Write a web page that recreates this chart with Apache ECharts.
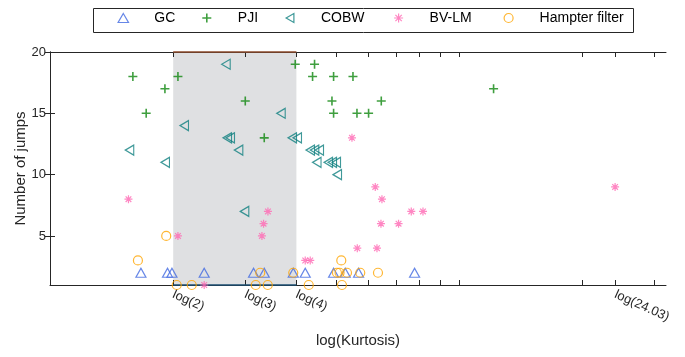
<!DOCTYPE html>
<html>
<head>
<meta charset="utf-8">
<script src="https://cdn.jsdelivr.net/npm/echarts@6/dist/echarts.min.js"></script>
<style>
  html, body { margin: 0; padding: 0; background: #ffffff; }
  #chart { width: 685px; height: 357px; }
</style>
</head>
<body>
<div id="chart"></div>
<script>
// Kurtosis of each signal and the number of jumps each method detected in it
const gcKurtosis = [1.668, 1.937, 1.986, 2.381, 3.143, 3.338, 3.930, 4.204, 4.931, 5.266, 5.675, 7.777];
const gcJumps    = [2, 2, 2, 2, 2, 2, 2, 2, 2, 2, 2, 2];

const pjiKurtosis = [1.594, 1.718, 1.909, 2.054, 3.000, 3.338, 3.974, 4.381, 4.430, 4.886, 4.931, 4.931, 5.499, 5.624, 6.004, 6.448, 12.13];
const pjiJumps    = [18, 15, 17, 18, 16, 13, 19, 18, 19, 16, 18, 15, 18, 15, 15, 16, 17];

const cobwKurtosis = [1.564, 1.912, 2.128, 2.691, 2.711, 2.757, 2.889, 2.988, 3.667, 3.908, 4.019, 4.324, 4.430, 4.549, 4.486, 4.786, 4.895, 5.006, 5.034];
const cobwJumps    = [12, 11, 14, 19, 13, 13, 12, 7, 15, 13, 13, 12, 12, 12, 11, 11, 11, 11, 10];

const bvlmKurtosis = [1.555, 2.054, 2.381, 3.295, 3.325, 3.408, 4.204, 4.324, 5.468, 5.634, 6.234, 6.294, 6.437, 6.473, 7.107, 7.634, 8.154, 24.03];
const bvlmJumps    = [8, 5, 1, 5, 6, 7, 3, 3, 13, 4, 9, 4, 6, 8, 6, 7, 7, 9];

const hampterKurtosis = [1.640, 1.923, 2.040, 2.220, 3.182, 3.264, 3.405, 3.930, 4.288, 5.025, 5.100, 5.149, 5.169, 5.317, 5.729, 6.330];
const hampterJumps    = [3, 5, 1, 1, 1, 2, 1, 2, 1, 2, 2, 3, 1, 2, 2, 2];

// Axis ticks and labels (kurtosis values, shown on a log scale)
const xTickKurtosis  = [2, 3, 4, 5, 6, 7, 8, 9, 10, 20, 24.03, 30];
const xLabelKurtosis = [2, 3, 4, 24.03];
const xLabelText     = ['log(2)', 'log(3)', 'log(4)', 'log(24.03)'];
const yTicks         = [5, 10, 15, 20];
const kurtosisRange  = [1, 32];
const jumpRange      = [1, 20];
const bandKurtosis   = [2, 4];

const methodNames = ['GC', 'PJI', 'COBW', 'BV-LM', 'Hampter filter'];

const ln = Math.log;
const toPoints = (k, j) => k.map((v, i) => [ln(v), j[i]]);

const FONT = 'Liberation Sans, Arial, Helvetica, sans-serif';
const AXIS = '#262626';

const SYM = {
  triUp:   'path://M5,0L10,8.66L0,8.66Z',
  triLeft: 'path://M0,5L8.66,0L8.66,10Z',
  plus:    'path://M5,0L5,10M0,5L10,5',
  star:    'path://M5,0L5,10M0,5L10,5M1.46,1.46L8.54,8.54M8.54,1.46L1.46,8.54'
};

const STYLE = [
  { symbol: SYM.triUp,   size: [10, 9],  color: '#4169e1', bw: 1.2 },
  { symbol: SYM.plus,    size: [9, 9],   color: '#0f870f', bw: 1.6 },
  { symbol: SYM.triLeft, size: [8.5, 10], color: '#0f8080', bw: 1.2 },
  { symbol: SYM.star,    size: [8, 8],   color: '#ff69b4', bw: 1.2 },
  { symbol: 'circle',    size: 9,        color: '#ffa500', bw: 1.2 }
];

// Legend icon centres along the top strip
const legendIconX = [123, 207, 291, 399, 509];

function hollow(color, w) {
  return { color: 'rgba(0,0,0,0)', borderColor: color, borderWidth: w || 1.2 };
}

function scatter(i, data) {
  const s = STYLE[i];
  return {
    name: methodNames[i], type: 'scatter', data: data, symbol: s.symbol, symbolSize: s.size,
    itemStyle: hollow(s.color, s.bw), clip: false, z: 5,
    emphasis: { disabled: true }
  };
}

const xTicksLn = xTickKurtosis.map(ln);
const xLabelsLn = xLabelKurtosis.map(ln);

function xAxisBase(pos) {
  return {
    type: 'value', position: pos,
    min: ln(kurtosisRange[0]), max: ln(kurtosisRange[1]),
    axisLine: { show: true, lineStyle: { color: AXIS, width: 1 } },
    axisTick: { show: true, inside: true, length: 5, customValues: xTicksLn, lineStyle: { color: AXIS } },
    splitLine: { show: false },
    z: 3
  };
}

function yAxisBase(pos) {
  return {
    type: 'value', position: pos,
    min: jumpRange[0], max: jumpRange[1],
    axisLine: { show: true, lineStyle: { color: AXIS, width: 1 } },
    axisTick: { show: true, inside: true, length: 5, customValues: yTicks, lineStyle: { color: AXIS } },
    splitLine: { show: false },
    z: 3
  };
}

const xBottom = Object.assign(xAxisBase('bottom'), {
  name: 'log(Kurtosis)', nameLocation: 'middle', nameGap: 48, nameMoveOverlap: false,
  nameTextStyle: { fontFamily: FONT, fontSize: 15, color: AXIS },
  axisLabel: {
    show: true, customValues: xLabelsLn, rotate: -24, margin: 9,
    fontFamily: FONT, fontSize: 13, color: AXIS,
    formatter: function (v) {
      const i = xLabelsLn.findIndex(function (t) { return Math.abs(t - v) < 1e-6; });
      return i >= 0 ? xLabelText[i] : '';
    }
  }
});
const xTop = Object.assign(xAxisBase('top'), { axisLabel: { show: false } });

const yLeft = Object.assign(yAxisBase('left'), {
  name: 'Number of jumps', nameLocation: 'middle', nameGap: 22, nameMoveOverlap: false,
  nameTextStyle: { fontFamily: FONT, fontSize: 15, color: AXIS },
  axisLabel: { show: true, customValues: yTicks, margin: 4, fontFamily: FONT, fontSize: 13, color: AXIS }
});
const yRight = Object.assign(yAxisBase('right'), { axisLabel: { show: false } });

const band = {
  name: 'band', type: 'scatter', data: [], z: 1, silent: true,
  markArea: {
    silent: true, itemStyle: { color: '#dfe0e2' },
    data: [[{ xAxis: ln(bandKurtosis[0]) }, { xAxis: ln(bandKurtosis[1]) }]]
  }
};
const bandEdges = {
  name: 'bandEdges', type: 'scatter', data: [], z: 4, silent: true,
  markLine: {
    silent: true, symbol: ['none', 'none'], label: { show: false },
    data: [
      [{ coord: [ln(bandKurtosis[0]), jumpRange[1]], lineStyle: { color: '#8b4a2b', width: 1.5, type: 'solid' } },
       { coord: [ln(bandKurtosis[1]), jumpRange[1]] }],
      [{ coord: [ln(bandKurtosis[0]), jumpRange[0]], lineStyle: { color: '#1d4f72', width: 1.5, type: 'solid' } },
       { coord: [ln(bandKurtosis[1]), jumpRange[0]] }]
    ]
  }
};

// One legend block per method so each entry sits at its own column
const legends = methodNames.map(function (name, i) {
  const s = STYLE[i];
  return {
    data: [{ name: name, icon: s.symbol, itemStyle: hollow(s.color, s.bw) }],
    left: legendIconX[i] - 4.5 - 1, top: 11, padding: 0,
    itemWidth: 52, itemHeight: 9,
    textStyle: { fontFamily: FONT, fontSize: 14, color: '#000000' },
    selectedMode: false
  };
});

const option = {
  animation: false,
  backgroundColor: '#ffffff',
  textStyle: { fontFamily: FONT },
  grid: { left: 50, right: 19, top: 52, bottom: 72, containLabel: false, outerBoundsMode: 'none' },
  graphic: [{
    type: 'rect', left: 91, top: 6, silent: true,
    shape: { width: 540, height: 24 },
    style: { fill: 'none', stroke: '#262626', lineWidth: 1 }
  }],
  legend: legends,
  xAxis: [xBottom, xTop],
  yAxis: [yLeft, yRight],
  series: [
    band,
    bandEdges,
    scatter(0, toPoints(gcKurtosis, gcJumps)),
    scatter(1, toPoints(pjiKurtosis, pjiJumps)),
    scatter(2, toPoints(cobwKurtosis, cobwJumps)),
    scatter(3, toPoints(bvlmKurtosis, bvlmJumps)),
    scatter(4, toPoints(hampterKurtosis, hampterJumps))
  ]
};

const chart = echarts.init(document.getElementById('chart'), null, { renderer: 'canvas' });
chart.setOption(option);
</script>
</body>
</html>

========================================================================

Everything from the first line of the listing above through the line that contains "2, 2, 2, 2, 2];" is to be restated word for word, minus the pictures.

WRITTEN RESPONSE:
Write a web page that recreates this chart with Apache ECharts.
<!DOCTYPE html>
<html>
<head>
<meta charset="utf-8">
<script src="https://cdn.jsdelivr.net/npm/echarts@6/dist/echarts.min.js"></script>
<style>
  html, body { margin: 0; padding: 0; background: #ffffff; }
  #chart { width: 685px; height: 357px; }
</style>
</head>
<body>
<div id="chart"></div>
<script>
// Kurtosis of each signal and the number of jumps each method detected in it
const gcKurtosis = [1.668, 1.937, 1.986, 2.381, 3.143, 3.338, 3.930, 4.204, 4.931, 5.266, 5.675, 7.777];
const gcJumps    = [2, 2, 2, 2, 2, 2, 2, 2, 2, 2, 2, 2];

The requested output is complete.